Dubious Friends: Okay, but is dictation really the only way?

Um, yes. Having lost the ability to type, I use dictation as my only way to write and be proficient even if learning how has been as hard as any foreign language and as with any other language it works only by way of immersion. But for me help came from the state Commission for the Blind and Visually Impaired. In the beginning (as they say) I was not only unable to type but also to look at a computer screen or television without severe eye pain, which qualified me, even to the government, as impaired. This agency accepted my experience as diagnosis (equally unusual for bureaucracy) and not only provided a computer but also the right programs for dictation and for an audio screen reader. 

Moreover, they sent a trainer, a serious computer geek who took on my case as a challenge worthy of his talents, and he has remained my primary backup even as his kids grew up and he went into private business (hence the $115 fee), and even as I regained my vision by taking low-dose naltrexone, originally developed for heroin addicts but ironically useful for Lyme/MS as well. 

He has since helped download many upgrades for this same dictation program onto subsequent computers and laptops, working long distance by way of the messenger program, and it is still just as excellent. Another lucky side effect of that long-term connection has been that he was the one who helped organize and retrieve years of material from multi-generational computer discs, from 8-inch to floppies to thumb drives, from Ambassador to Mac Plus to Gateway to Dell. 

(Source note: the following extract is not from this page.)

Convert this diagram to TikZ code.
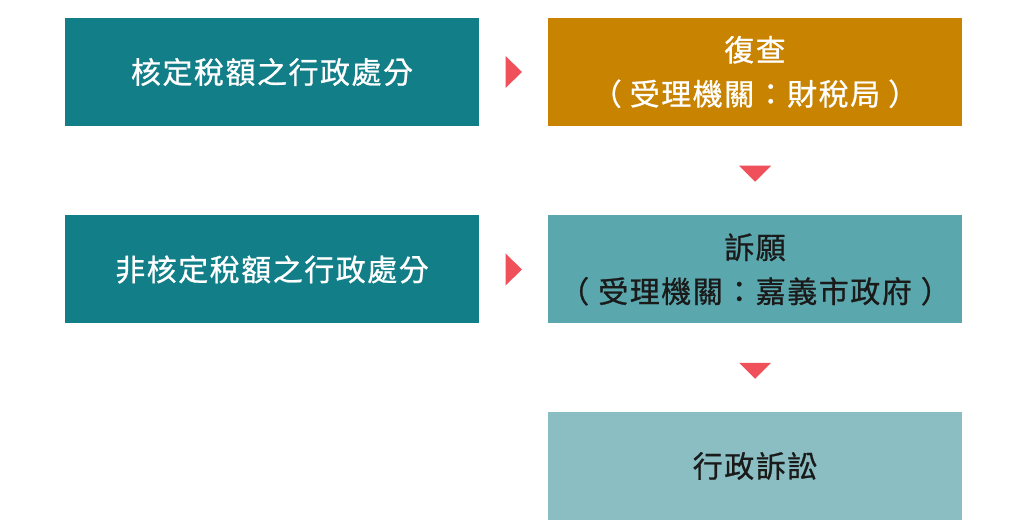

So when I asked if he had a program to help with editing such an archive and he said there was nothing better than the Naturally Speaking programs I already had, I knew he knew. And when he recommended that I print out my manuscripts in hard copy, do the editing on paper and then re-dictate them back into a file formatted for the printer, I knew that would also be true. A lot of the material I had scanned into the computer from previous older programs or even typewritten hard copy was impossible to format anyway. This will be a way to solve all of that, even if it is probably 6000 pages! I do have the time.

Dubious Friends: (silence)

I guess they'd rather not comment on that.